Records for the task:
▽

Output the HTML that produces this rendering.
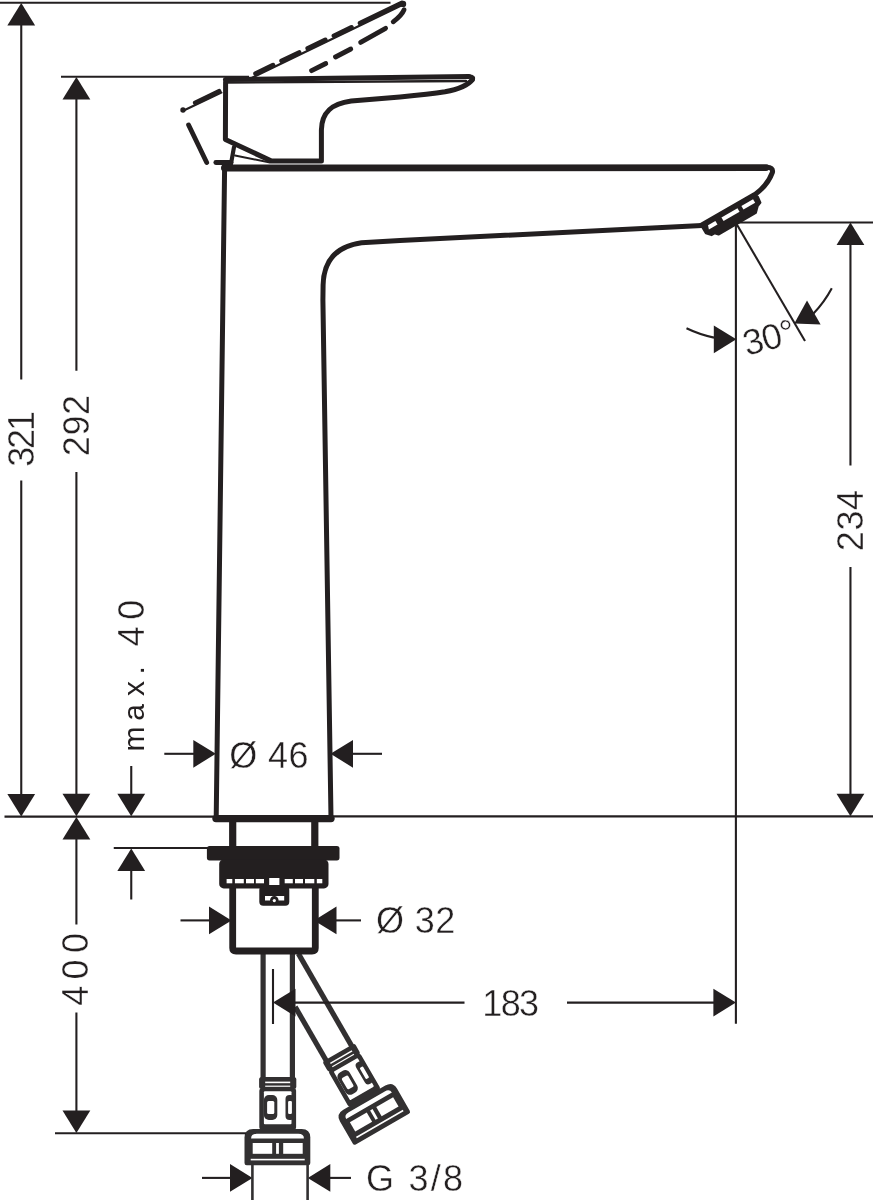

△
▽

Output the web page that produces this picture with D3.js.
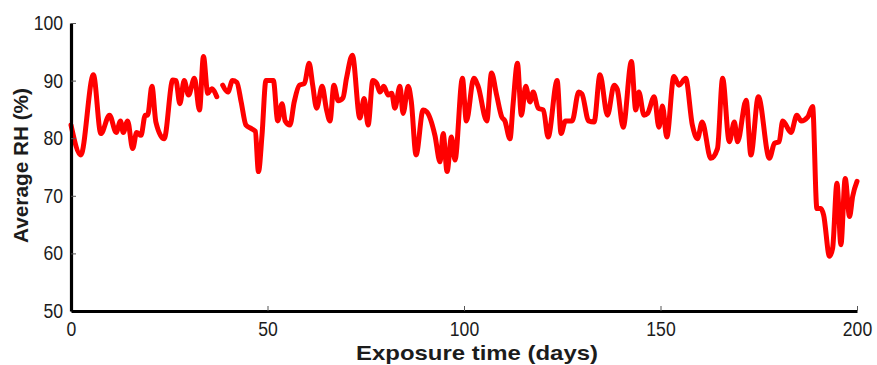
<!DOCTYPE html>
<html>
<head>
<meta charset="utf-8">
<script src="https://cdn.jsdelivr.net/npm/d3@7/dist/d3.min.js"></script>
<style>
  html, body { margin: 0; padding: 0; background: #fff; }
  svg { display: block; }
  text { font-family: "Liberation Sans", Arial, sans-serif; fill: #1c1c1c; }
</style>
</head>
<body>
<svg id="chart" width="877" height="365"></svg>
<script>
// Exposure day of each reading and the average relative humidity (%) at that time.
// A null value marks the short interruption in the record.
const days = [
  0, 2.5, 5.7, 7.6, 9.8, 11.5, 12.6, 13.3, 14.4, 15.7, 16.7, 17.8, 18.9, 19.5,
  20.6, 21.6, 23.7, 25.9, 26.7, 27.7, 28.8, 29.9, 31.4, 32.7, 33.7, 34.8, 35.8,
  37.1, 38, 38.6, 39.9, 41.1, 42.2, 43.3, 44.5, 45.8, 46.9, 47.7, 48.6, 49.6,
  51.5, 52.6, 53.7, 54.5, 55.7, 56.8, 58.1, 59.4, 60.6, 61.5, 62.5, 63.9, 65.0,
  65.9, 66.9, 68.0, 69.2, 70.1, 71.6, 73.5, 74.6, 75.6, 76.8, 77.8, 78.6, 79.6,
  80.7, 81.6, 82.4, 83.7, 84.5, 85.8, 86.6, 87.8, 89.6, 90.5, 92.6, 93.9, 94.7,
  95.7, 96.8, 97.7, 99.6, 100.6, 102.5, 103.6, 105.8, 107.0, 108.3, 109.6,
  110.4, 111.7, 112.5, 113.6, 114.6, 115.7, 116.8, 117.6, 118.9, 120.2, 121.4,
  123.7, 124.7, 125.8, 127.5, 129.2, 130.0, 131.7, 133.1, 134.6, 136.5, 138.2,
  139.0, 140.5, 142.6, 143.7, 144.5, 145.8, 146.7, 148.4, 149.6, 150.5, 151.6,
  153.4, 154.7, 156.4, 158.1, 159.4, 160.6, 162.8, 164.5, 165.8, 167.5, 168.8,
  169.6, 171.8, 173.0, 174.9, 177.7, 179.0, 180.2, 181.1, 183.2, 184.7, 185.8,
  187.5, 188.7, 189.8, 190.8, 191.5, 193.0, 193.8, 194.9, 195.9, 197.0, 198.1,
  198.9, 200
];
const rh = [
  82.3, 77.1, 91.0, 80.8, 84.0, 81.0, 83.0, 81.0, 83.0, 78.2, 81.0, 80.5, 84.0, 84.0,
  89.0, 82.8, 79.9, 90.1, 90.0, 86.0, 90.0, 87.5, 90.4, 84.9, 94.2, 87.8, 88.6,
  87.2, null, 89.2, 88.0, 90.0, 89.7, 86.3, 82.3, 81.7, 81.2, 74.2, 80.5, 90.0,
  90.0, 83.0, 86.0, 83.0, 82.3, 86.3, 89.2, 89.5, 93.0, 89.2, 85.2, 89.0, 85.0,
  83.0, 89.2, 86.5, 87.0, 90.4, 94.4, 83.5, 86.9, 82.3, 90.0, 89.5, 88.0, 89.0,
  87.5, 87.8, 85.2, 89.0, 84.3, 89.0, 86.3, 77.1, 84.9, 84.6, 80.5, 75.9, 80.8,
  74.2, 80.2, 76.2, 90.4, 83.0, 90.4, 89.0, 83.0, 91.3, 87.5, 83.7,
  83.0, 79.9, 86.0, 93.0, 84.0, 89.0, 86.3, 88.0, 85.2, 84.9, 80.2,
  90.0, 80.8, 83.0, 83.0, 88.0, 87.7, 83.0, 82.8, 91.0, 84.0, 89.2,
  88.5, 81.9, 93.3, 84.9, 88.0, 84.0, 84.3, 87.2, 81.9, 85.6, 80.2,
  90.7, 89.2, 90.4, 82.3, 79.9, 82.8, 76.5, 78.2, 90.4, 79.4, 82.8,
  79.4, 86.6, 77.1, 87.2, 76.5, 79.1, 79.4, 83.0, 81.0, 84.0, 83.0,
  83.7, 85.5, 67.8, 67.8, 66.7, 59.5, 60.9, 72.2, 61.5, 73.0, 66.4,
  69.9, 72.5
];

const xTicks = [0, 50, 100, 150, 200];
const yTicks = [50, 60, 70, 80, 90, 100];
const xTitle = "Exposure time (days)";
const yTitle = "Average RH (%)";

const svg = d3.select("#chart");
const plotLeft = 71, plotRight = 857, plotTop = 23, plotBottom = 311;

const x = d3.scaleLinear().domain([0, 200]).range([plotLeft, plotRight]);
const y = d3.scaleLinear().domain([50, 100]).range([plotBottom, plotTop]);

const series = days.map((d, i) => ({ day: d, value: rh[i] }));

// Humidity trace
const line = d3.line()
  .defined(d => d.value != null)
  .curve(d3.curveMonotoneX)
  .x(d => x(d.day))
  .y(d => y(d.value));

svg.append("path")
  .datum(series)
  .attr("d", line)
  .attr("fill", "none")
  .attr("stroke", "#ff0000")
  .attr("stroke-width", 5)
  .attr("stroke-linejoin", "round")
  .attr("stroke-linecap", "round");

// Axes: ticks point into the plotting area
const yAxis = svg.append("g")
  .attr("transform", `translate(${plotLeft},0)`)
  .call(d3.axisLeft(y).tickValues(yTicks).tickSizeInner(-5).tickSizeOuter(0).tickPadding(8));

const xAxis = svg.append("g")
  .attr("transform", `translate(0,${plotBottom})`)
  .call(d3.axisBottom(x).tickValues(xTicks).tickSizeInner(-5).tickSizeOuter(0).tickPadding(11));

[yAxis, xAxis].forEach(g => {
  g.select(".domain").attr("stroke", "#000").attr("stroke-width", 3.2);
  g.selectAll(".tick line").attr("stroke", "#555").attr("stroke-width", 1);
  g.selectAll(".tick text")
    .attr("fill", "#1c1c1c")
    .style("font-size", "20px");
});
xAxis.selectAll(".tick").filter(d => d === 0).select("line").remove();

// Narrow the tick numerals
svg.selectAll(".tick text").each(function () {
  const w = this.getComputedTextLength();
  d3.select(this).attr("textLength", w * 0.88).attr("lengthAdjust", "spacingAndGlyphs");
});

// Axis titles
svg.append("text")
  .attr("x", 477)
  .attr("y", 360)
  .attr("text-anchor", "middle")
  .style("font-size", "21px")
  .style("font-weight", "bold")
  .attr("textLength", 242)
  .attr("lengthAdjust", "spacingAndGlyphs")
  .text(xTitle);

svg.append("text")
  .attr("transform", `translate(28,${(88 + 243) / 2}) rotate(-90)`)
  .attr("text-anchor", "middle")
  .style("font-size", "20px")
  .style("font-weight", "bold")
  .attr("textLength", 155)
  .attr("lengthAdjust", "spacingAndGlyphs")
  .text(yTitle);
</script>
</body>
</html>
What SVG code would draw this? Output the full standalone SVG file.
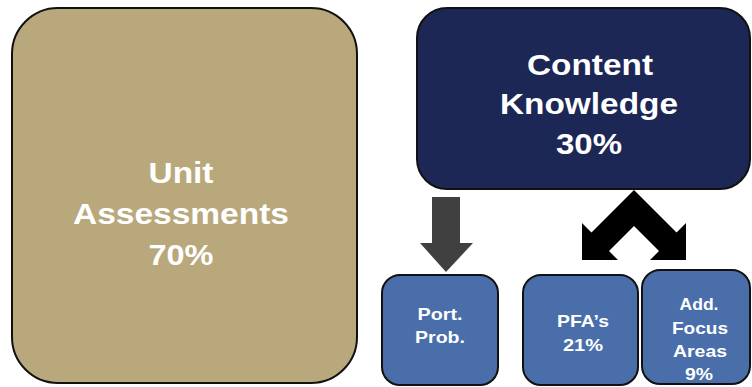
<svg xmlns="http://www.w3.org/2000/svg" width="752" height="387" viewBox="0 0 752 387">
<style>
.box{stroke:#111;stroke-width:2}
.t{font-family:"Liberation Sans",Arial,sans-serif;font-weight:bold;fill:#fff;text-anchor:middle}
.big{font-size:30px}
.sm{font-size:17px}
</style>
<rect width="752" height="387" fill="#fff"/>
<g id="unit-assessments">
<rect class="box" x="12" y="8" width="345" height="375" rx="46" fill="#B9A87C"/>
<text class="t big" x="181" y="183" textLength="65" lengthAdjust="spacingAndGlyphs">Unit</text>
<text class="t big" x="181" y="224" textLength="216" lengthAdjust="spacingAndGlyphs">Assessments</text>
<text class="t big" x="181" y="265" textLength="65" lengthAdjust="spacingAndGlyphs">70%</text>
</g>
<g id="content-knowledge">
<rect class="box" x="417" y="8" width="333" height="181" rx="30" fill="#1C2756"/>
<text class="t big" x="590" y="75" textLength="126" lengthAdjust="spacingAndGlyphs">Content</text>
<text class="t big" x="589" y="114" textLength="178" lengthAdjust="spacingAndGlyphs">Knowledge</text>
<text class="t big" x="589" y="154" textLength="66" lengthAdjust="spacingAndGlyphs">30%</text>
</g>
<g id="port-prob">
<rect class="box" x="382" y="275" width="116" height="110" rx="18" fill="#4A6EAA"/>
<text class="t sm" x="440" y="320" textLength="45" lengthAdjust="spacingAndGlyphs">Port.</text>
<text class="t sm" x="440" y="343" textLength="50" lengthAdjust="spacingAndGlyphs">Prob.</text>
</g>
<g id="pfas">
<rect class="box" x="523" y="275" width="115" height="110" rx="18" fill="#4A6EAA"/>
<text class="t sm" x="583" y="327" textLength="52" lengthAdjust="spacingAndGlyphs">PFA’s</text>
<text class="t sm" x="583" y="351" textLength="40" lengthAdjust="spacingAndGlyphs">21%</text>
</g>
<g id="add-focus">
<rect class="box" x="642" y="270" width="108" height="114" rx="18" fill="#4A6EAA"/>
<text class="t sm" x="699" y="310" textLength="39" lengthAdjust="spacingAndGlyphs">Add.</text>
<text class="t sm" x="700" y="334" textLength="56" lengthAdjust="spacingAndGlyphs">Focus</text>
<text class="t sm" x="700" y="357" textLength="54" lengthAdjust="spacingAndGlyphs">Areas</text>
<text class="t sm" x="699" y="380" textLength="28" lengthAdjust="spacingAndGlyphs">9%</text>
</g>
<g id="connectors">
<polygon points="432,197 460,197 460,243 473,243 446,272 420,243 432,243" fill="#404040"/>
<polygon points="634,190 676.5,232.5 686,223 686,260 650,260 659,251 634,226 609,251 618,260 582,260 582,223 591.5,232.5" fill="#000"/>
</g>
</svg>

△

Exercise instructions: Scan the material line by line and report each one that contains "Output".

Solved exercise:
Output the HTML that produces this rendering.
Output the web page that produces this picture with D3.js.
What SVG code would draw this? Output the full standalone SVG file.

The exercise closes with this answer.